As our original quest is to improve the efficiency of our power subsystems, it is the power switch that has most impact, and here mostly these three effects (gate drive, switching and conduction losses) that offer a path to improvement. So what's new? The picture below shows the path across various device structures from planar to vertical and super junction MOSFETs.

Click on image to enlarge.

The picture above shows the classical planar MOSFET like above, in comparison the picture on the right shows a super junction MOSFET produced with multiple epitaxial layers.

Moore's law is unfortunately not applicable here. As lithographic equipment improves, device structures can be reduced and more active transistors can be squeezed in the same area. But two effects limit this: First, the electric field must remain below a certain strength, else the device structures will break down internally. Second, should an overvoltage be applied to the device, it is desirable to absorb the energy in a controlled way, requiring not only specific structures but also enough silicon volume to not destroy the device.

But not everything is bad.
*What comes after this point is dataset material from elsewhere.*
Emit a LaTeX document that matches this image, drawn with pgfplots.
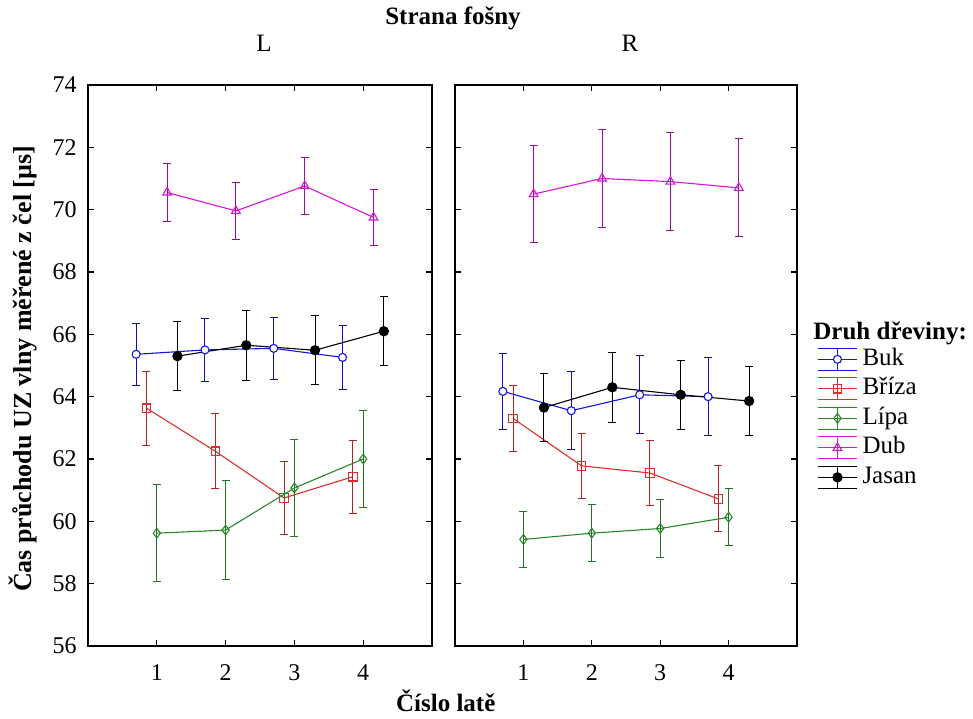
\documentclass[border=0pt]{standalone}
\usepackage{fontspec}
\setmainfont{Liberation Serif}
\usepackage{pgfplots}
\pgfplotsset{compat=1.18}

\definecolor{cbuk}{RGB}{20,20,225}
\definecolor{cbriza}{RGB}{222,45,45}
\definecolor{clipa}{RGB}{40,135,40}
\definecolor{cdub}{RGB}{215,20,215}
\definecolor{cjasan}{RGB}{0,0,0}

\pgfplotsset{
  panel/.style={
    scale only axis, height=280.5pt,
    xmin=0, xmax=5, ymin=56, ymax=74,
    xtick={1,2,3,4}, ytick={56,58,...,74},
    tick align=inside, xtick pos=both, ytick pos=both,
    major tick length=3pt,
    axis line style={line width=0.6pt},
    every tick/.style={black, line width=0.6pt},
    /pgf/number format/assume math mode=true,
    ticklabel style={font=\fontsize{12}{14}\selectfont},
    xticklabel style={yshift=-5pt},
    yticklabel style={xshift=-1.5pt},
    title style={at={(0.5,1)}, anchor=center, yshift=15pt, xshift=2pt, font=\fontsize{12.5}{14}\selectfont},
    clip=false,
  },
  ser/.style n args={2}{
    color=#1, line width=0.55pt, mark options={solid, line width=0.55pt},
    error bars/y dir=both, error bars/y explicit,
    error bars/error bar style={line width=0.5pt, color=#2},
    error bars/error mark options={rotate=90, line width=0.5pt, color=#2, mark size=2pt},
  },
  errleg/.style={legend image code/.code={
      \draw[##1, mark=none] (0pt,5.5pt) -- (19.5pt,5.5pt);
      \draw[##1, mark=none] (0pt,-5.5pt) -- (19.5pt,-5.5pt);
      \draw[##1, mark=none] (9.75pt,-5.5pt) -- (9.75pt,5.5pt);
      \draw[##1, mark repeat=2, mark phase=2] plot coordinates {(0pt,0pt) (9.75pt,0pt) (19.5pt,0pt)};
  }},
  sbuk/.style={ser={cbuk}{cbuk!75!black}, mark=*, mark size=2pt, mark options={fill=white}},
  sbriza/.style={ser={cbriza}{cbriza!80!black}, mark=square, mark size=2.1pt},
  slipa/.style={ser={clipa}{clipa!85!black}, mark=diamond, mark size=2.4pt},
  sdub/.style={ser={cdub}{cdub!70!black}, mark=triangle, mark size=2.5pt},
  sjasan/.style={ser={cjasan}{cjasan}, mark=*, mark size=2.3pt, mark options={fill=black}},
}

\begin{document}
\fontsize{12}{14}\selectfont
\begin{tikzpicture}[font=\fontsize{12}{14}\selectfont]
\path[use as bounding box] (0pt,0pt) rectangle (486.5pt,359pt);

\begin{axis}[panel, at={(44pt,36pt)}, anchor=south west, width=172pt,
  title={L},
  ylabel={\textbf{Čas průchodu UZ vlny měřené z čel [µs]}},
  ylabel style={at={(axis description cs:-0.19,0.494)}, anchor=center, font=\fontsize{13}{15}\selectfont},
  xlabel={\textbf{Číslo latě}},
  xlabel style={at={(axis description cs:1.04,-0.098)}, anchor=center, font=\fontsize{12.5}{14}\selectfont},
]
\addplot[sbuk] coordinates {(0.7,65.36) +- (0,1.0) (1.7,65.5) +- (0,1.0) (2.7,65.55) +- (0,1.0) (3.7,65.26) +- (0,1.02)};
\addplot[sbriza] coordinates {(0.85,63.63) +- (0,1.19) (1.85,62.25) +- (0,1.2) (2.85,60.75) +- (0,1.18) (3.85,61.43) +- (0,1.17)};
\addplot[slipa] coordinates {(1,59.62) +- (0,1.55) (2,59.72) +- (0,1.58) (3,61.07) +- (0,1.57) (4,62.0) +- (0,1.57)};
\addplot[sdub] coordinates {(1.15,70.55) +- (0,0.92) (2.15,69.96) +- (0,0.92) (3.15,70.76) +- (0,0.92) (4.15,69.75) +- (0,0.9)};
\addplot[sjasan] coordinates {(1.3,65.3) +- (0,1.1) (2.3,65.65) +- (0,1.12) (3.3,65.49) +- (0,1.1) (4.3,66.1) +- (0,1.1)};
\end{axis}

\begin{axis}[panel, at={(227.5pt,36pt)}, anchor=south west, width=171pt,
  title={R}, yticklabels={},
  errleg,
  legend style={at={(axis description cs:1.0585,0.538)}, anchor=north west, draw=none, fill=none,
    inner sep=0pt, row sep=0pt, column sep=0pt,
    font=\fontsize{12.5}{14}\selectfont,
    nodes={text height=8.7pt, text depth=2.75pt, inner ysep=1.65pt, inner xsep=2.5pt}},
  legend cell align=left,
]
\addplot[sbuk] coordinates {(0.7,64.17) +- (0,1.23) (1.7,63.55) +- (0,1.25) (2.7,64.06) +- (0,1.25) (3.7,64.0) +- (0,1.26)};
\addplot[sbriza] coordinates {(0.85,63.3) +- (0,1.06) (1.85,61.78) +- (0,1.05) (2.85,61.55) +- (0,1.05) (3.85,60.72) +- (0,1.06)};
\addplot[slipa] coordinates {(1,59.42) +- (0,0.91) (2,59.62) +- (0,0.91) (3,59.77) +- (0,0.92) (4,60.13) +- (0,0.91)};
\addplot[sdub] coordinates {(1.15,70.5) +- (0,1.56) (2.15,71.0) +- (0,1.58) (3.15,70.9) +- (0,1.58) (4.15,70.7) +- (0,1.57)};
\addplot[sjasan] coordinates {(1.3,63.65) +- (0,1.1) (2.3,64.3) +- (0,1.12) (3.3,64.06) +- (0,1.1) (4.3,63.86) +- (0,1.12)};
\legend{Buk, Bříza, Lípa, Dub, Jasan}
\end{axis}

\node[font=\bfseries\fontsize{12.5}{14}\selectfont, anchor=center] at (226.5pt,350pt) {Strana fošny};
\node[font=\bfseries\fontsize{12.5}{14}\selectfont, anchor=west, inner sep=0pt] at (406.5pt,192.5pt) {Druh dřeviny:};
\end{tikzpicture}
\end{document}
With the reduction in size of the individual transistor cells (usually arranged in stripes), the on-resistance could be vastly improved. So, for a given RDSON value, the chip became much smaller and more cost-efficient, but also required less gate drive power (this was also driven by improved device structures that reduce the internal capacitances at the gate). Today, a power MOSFET with a breakdown voltage of 600V at an on-resistance of less than 85mOhm (in a TO220 package) is possible, and that will reduce power losses in that particular spot more than 2x over previous generations.

A significant further improvement came with reducing the resistance of the bulk semiconductor material in the vertical transistor. In a power MOSFET, most of the action happens in just a few micrometers from the surface, and the thickness is just required for mechanical handling and to allow the depletion zone to stretch into the device depth, to not exceed the maximum electrical field strength. It is not surprising that significant development has taken place in making the wafers thinner, involving improved handling, to get rid of that unwanted resistance in the current path. In the newer device structures called "super-junction" MOSFET, the n-doping of the device is increased to reduce this resistance even further, and that is offset with p-doping brought into the bulk of the device so that the overall charge balance is preserved.

In the case of IGBTs, applying trench technology to reduce the size of the on-chip lateral isolation structures helps to reduce the chip size while maintaining performance. But these trenches need to support significant isolation voltages, so this technological step was not easy to achieve. The result is 25% lower conduction losses, and 8% lower switching losses, compared to previous generations. For heating applications, the widespread use of IGBT-based induction heaters then allowed to improve the efficiency from approx. 40% (with gas) to over 90%.